Group One winner and Godolphin veteran Trekking is being retired after running fifth in a Group 3 contest in Adelaide last month.
“We are in the age of The Everest but for an animal with his courage to have to walk away from the track having won almost $6 million in prizemoney and having done it competitively for so long speaks volumes for the horse,” trainer James Cummings said.
Trekking, a son of the Irish horse Street Cry, first won back on debut in 2016 when Godolphin’s Australian training operations were under the control of former trainer John O’Shea.
The bay gelding went on to win his maiden Group One title when winning the Stradbroke Handicap and setting a new record for the 1400m at Eagle Farm.
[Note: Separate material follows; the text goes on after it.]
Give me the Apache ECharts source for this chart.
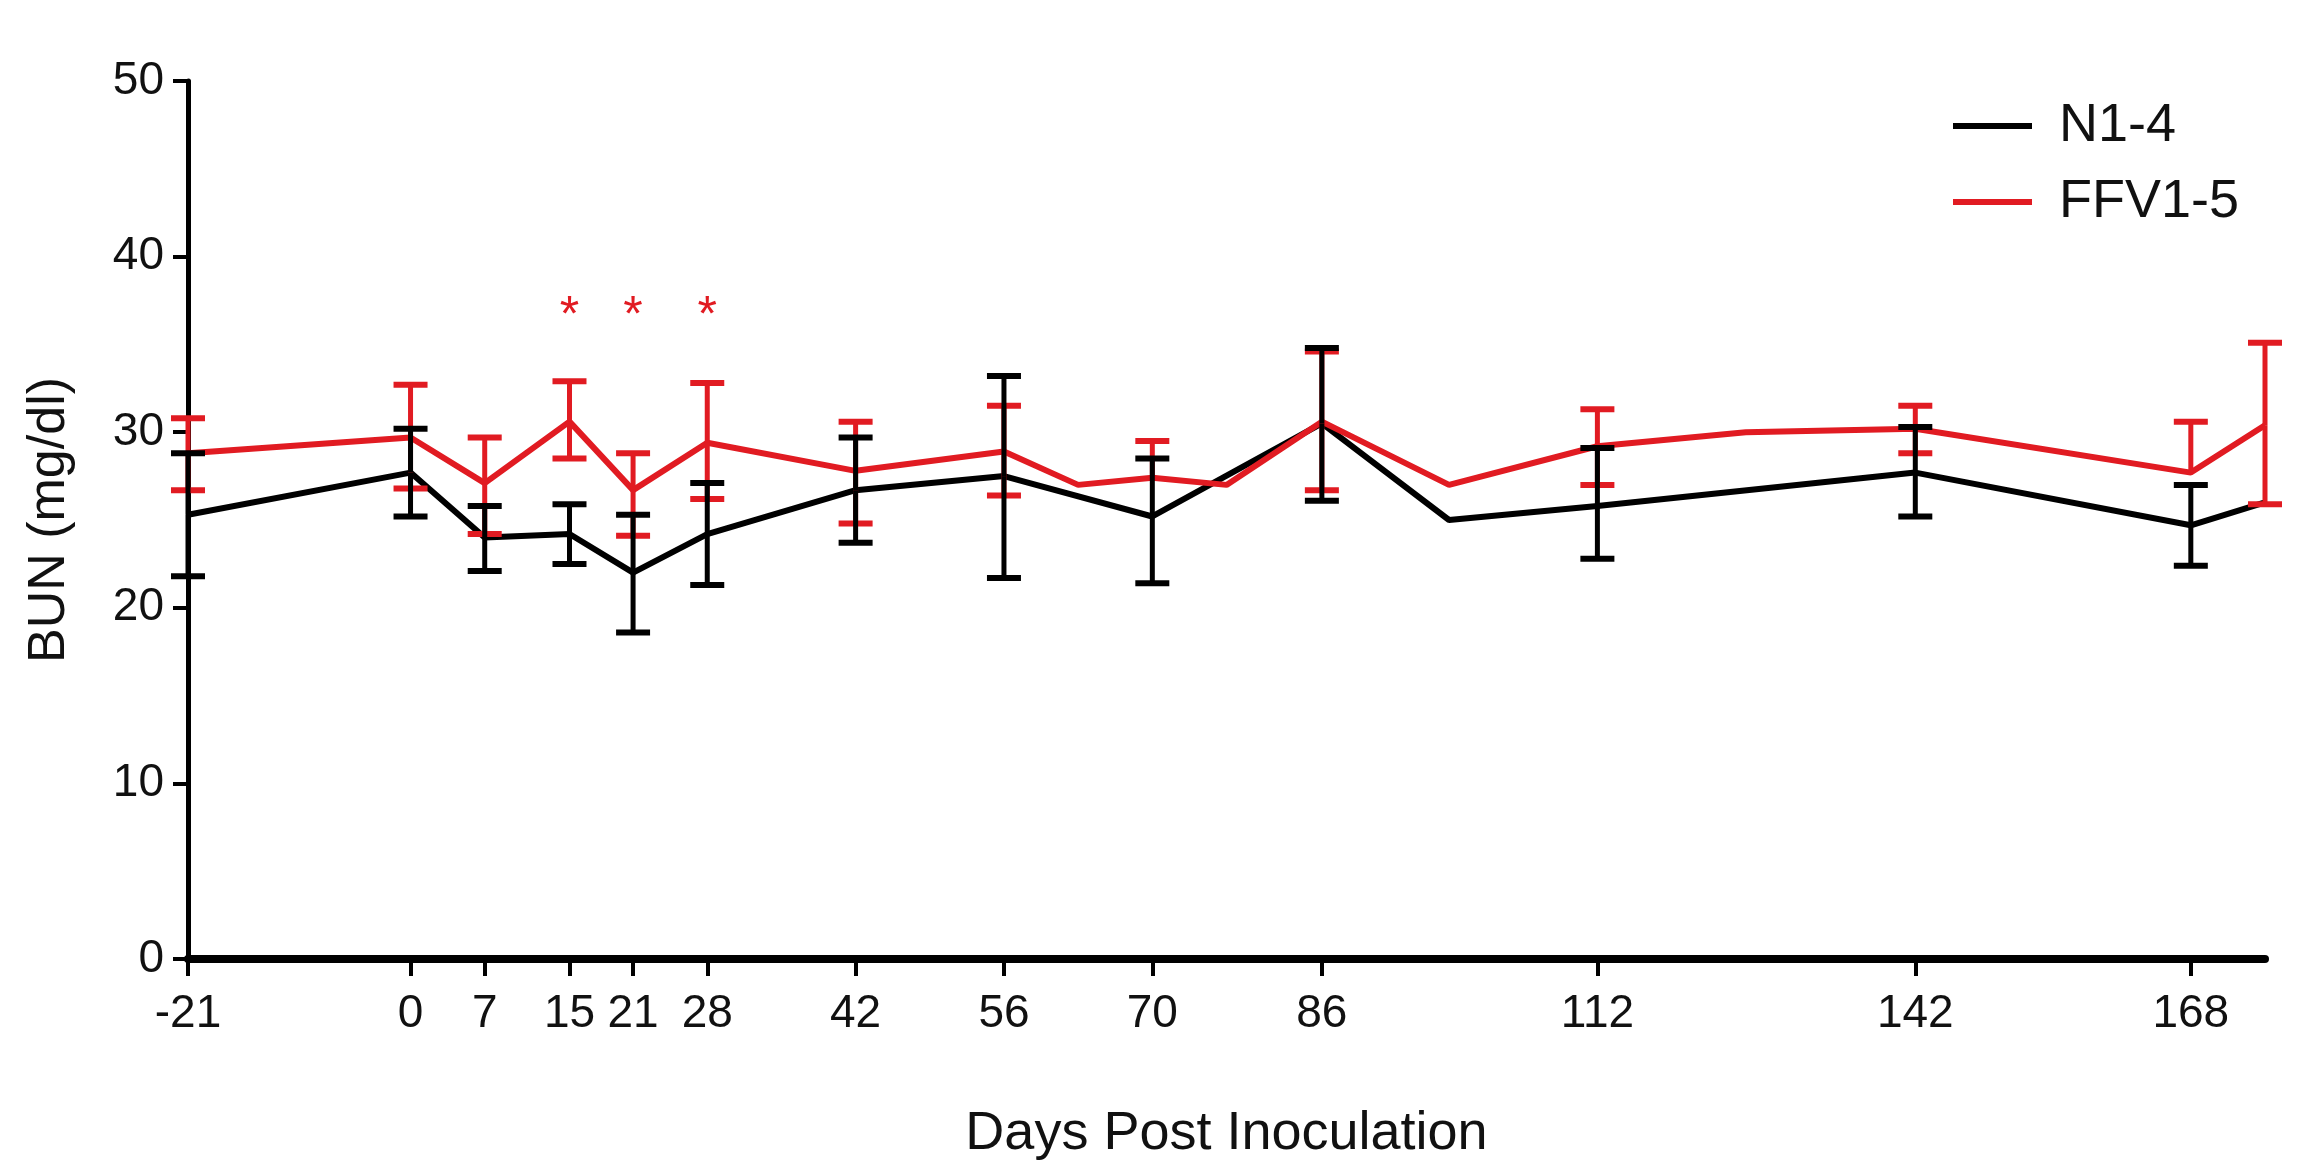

He would go on to then claim another Group One title in the Goodwood Handicap at Morphettville the following year.
In 2019, Trekking also contested The Everest for the first of three times, finishing third behind Yes Yes Yes. A year later he was fourth to Classique Legend before his 2021 swansong in the world’s richest turf race resulted in a sixth placing behind Nature Strip.
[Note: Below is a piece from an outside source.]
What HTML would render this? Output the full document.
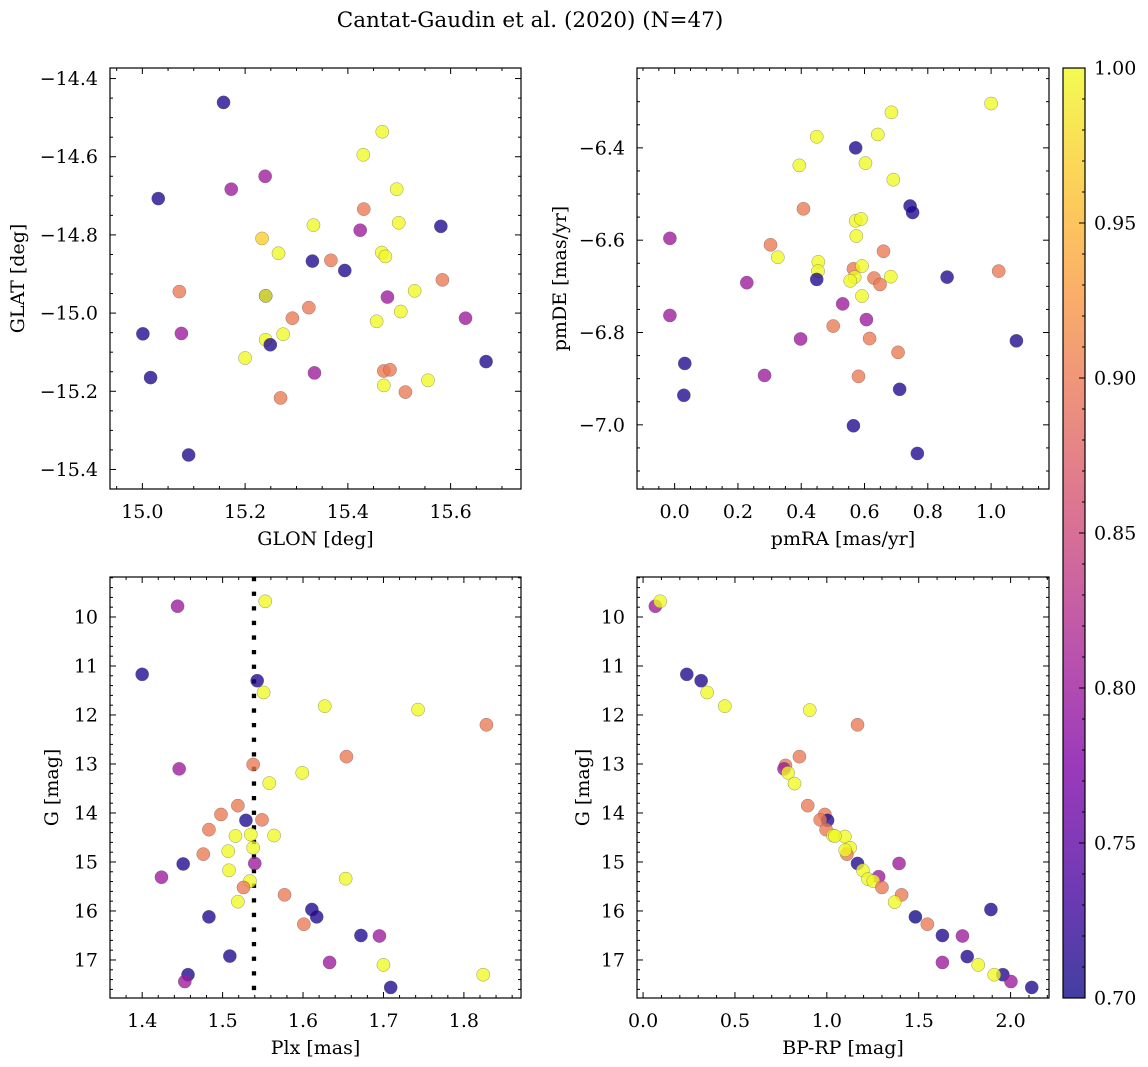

Trekking is one of the few racehorses in Australia to contested Group One races in all of Australia’s five main racing jurisdictions - Victoria, WA, Queensland, NSW and SA.
He raced at Group 1 level on 15 occasions for a return of two wins, two seconds and two thirds. Three of those placings came at The Valley when second in both the 2020 Moir and Manikato Stakes with a third in the 2021 Moir Stakes.
Trekking retires with after a seven year career that saw him win 10 from 43 starts and amassing close to $6m in prize money.